((
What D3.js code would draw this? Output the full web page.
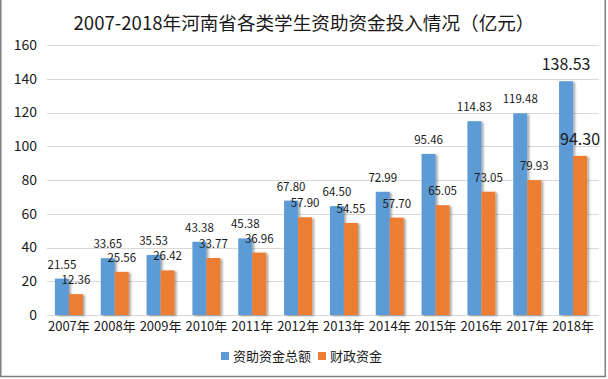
<!DOCTYPE html>
<html><head><meta charset="utf-8">
<script src="https://cdn.jsdelivr.net/npm/d3@7/dist/d3.min.js"></script>
<style>body{margin:0;background:#fff}svg{display:block}text{font-family:"Noto Sans CJK SC","Noto Sans",sans-serif}</style>
</head><body>
<svg id="c" width="608" height="379"></svg>
<script>
const categories = ["2007年","2008年","2009年","2010年","2011年","2012年","2013年","2014年","2015年","2016年","2017年","2018年"];
const totalFunds = [21.55,33.65,35.53,43.38,45.38,67.80,64.50,72.99,95.46,114.83,119.48,138.53];
const fiscalFunds = [12.36,25.56,26.42,33.77,36.96,57.90,54.55,57.70,65.05,73.05,79.93,94.30];
const seriesNames = ["资助资金总额","财政资金"];
const yTicks = [0,20,40,60,80,100,120,140,160];
const colors = ["#5B9BD5","#ED7D31"];

const svg = d3.select("#c");
const defs = svg.append("defs");
const f = defs.append("filter").attr("id","sh").attr("x","-30%").attr("y","-10%").attr("width","160%").attr("height","120%");
f.append("feDropShadow").attr("dx",2).attr("dy",1).attr("stdDeviation",1.3).attr("flood-color","#000").attr("flood-opacity",0.35);

// frame
svg.append("rect").attr("x",0.75).attr("y",-2).attr("width",604.5).attr("height",378.5).attr("fill","none").attr("stroke","#7f7f7f").attr("stroke-width",1.5);

const x = d3.scaleBand().domain(categories).range([46,596]);
const y = d3.scaleLinear().domain([0,160]).range([315,45]);
const bw = 14;

svg.append("text").attr("x",304).attr("y",30).attr("text-anchor","middle").attr("font-size",18.6).attr("fill","#1a1a1a")
  .text("2007-2018年河南省各类学生资助资金投入情况（亿元）");

// grid
svg.append("g").selectAll("line").data(yTicks).join("line")
  .attr("x1",47).attr("x2",599).attr("y1",d=>Math.round(y(d))+0.5).attr("y2",d=>Math.round(y(d))+0.5)
  .attr("stroke","#d9d9d9").attr("stroke-width",1);

// y axis labels
const yAxis = d3.axisLeft(y).tickValues(yTicks).tickSize(0).tickPadding(0);
const ya = svg.append("g").attr("transform","translate(37,0)").call(yAxis);
ya.select(".domain").remove();
ya.selectAll("text").attr("font-size",14).attr("fill","#1a1a1a").attr("font-family",'"Noto Sans CJK SC",sans-serif');

// x axis labels
const xAxis = d3.axisBottom(x).tickSize(0).tickPadding(0);
const xa = svg.append("g").attr("transform","translate(0,322)").call(xAxis);
xa.select(".domain").remove();
xa.selectAll("text").attr("font-size",13).attr("fill","#1a1a1a").attr("font-family",'"Noto Sans CJK SC",sans-serif');

const series = [totalFunds, fiscalFunds];
series.forEach((vals, si) => {
  const g = svg.append("g");
  g.selectAll("rect").data(vals).join("rect")
    .attr("x",(d,i)=>x(categories[i]) + x.bandwidth()/2 - bw + si*bw)
    .attr("y",d=>y(d)).attr("width",bw).attr("height",d=>y(0)-y(d))
    .attr("fill",colors[si]).attr("filter","url(#sh)");
});
series.forEach((vals, si) => {
  svg.append("g").selectAll("text").data(vals).join("text")
    .attr("x",(d,i)=>x(categories[i]) + x.bandwidth()/2 - bw/2 + si*bw)
    .attr("y",(d,i)=> y(d) - (i===11 ? 11 : 10))
    .attr("text-anchor","middle").attr("font-size",(d,i)=> i===11 ? 16 : 11.5)
    .attr("fill","#1a1a1a").text(d=>d.toFixed(2));
});

// legend
const leg = svg.append("g");
const lx = [221, 318];
seriesNames.forEach((n,i)=>{
  leg.append("rect").attr("x",lx[i]).attr("y",352).attr("width",8).attr("height",8).attr("fill",colors[i]);
  leg.append("text").attr("x",lx[i]+12).attr("y",361).attr("font-size",13).attr("fill","#1a1a1a").text(n);
});
</script>
</body></html>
))
* [Given request]: What is needed is an exact reproduction of the data, pictures excluded.

* [Response to the task]:
What D3.js code would draw this? Output the full web page.
<!DOCTYPE html>
<html><head><meta charset="utf-8">
<script src="https://cdn.jsdelivr.net/npm/d3@7/dist/d3.min.js"></script>
<style>body{margin:0;background:#fff}svg{display:block}text{font-family:"Noto Sans CJK SC","Noto Sans",sans-serif}</style>
</head><body>
<svg id="c" width="608" height="379"></svg>
<script>
const categories = ["2007年","2008年","2009年","2010年","2011年","2012年","2013年","2014年","2015年","2016年","2017年","2018年"];
const totalFunds = [21.55,33.65,35.53,43.38,45.38,67.80,64.50,72.99,95.46,114.83,119.48,138.53];
const fiscalFunds = [12.36,25.56,26.42,33.77,36.96,57.90,54.55,57.70,65.05,73.05,79.93,94.30];
const seriesNames = ["资助资金总额","财政资金"];
const yTicks = [0,20,40,60,80,100,120,140,160];
const colors = ["#5B9BD5","#ED7D31"];

const svg = d3.select("#c");
const defs = svg.append("defs");
const f = defs.append("filter").attr("id","sh").attr("x","-30%").attr("y","-10%").attr("width","160%").attr("height","120%");
f.append("feDropShadow").attr("dx",2).attr("dy",1).attr("stdDeviation",1.3).attr("flood-color","#000").attr("flood-opacity",0.35);

// frame
svg.append("rect").attr("x",0.75).attr("y",-2).attr("width",604.5).attr("height",378.5).attr("fill","none").attr("stroke","#7f7f7f").attr("stroke-width",1.5);

const x = d3.scaleBand().domain(categories).range([46,596]);
const y = d3.scaleLinear().domain([0,160]).range([315,45]);
const bw = 14;

svg.append("text").attr("x",304).attr("y",30).attr("text-anchor","middle").attr("font-size",18.6).attr("fill","#1a1a1a")
  .text("2007-2018年河南省各类学生资助资金投入情况（亿元）");

// grid
svg.append("g").selectAll("line").data(yTicks).join("line")
  .attr("x1",47).attr("x2",599).attr("y1",d=>Math.round(y(d))+0.5).attr("y2",d=>Math.round(y(d))+0.5)
  .attr("stroke","#d9d9d9").attr("stroke-width",1);

// y axis labels
const yAxis = d3.axisLeft(y).tickValues(yTicks).tickSize(0).tickPadding(0);
const ya = svg.append("g").attr("transform","translate(37,0)").call(yAxis);
ya.select(".domain").remove();
ya.selectAll("text").attr("font-size",14).attr("fill","#1a1a1a").attr("font-family",'"Noto Sans CJK SC",sans-serif');

// x axis labels
const xAxis = d3.axisBottom(x).tickSize(0).tickPadding(0);
const xa = svg.append("g").attr("transform","translate(0,322)").call(xAxis);
xa.select(".domain").remove();
xa.selectAll("text").attr("font-size",13).attr("fill","#1a1a1a").attr("font-family",'"Noto Sans CJK SC",sans-serif');

const series = [totalFunds, fiscalFunds];
series.forEach((vals, si) => {
  const g = svg.append("g");
  g.selectAll("rect").data(vals).join("rect")
    .attr("x",(d,i)=>x(categories[i]) + x.bandwidth()/2 - bw + si*bw)
    .attr("y",d=>y(d)).attr("width",bw).attr("height",d=>y(0)-y(d))
    .attr("fill",colors[si]).attr("filter","url(#sh)");
});
series.forEach((vals, si) => {
  svg.append("g").selectAll("text").data(vals).join("text")
    .attr("x",(d,i)=>x(categories[i]) + x.bandwidth()/2 - bw/2 + si*bw)
    .attr("y",(d,i)=> y(d) - (i===11 ? 11 : 10))
    .attr("text-anchor","middle").attr("font-size",(d,i)=> i===11 ? 16 : 11.5)
    .attr("fill","#1a1a1a").text(d=>d.toFixed(2));
});

// legend
const leg = svg.append("g");
const lx = [221, 318];
seriesNames.forEach((n,i)=>{
  leg.append("rect").attr("x",lx[i]).attr("y",352).attr("width",8).attr("height",8).attr("fill",colors[i]);
  leg.append("text").attr("x",lx[i]+12).attr("y",361).attr("font-size",13).attr("fill","#1a1a1a").text(n);
});
</script>
</body></html>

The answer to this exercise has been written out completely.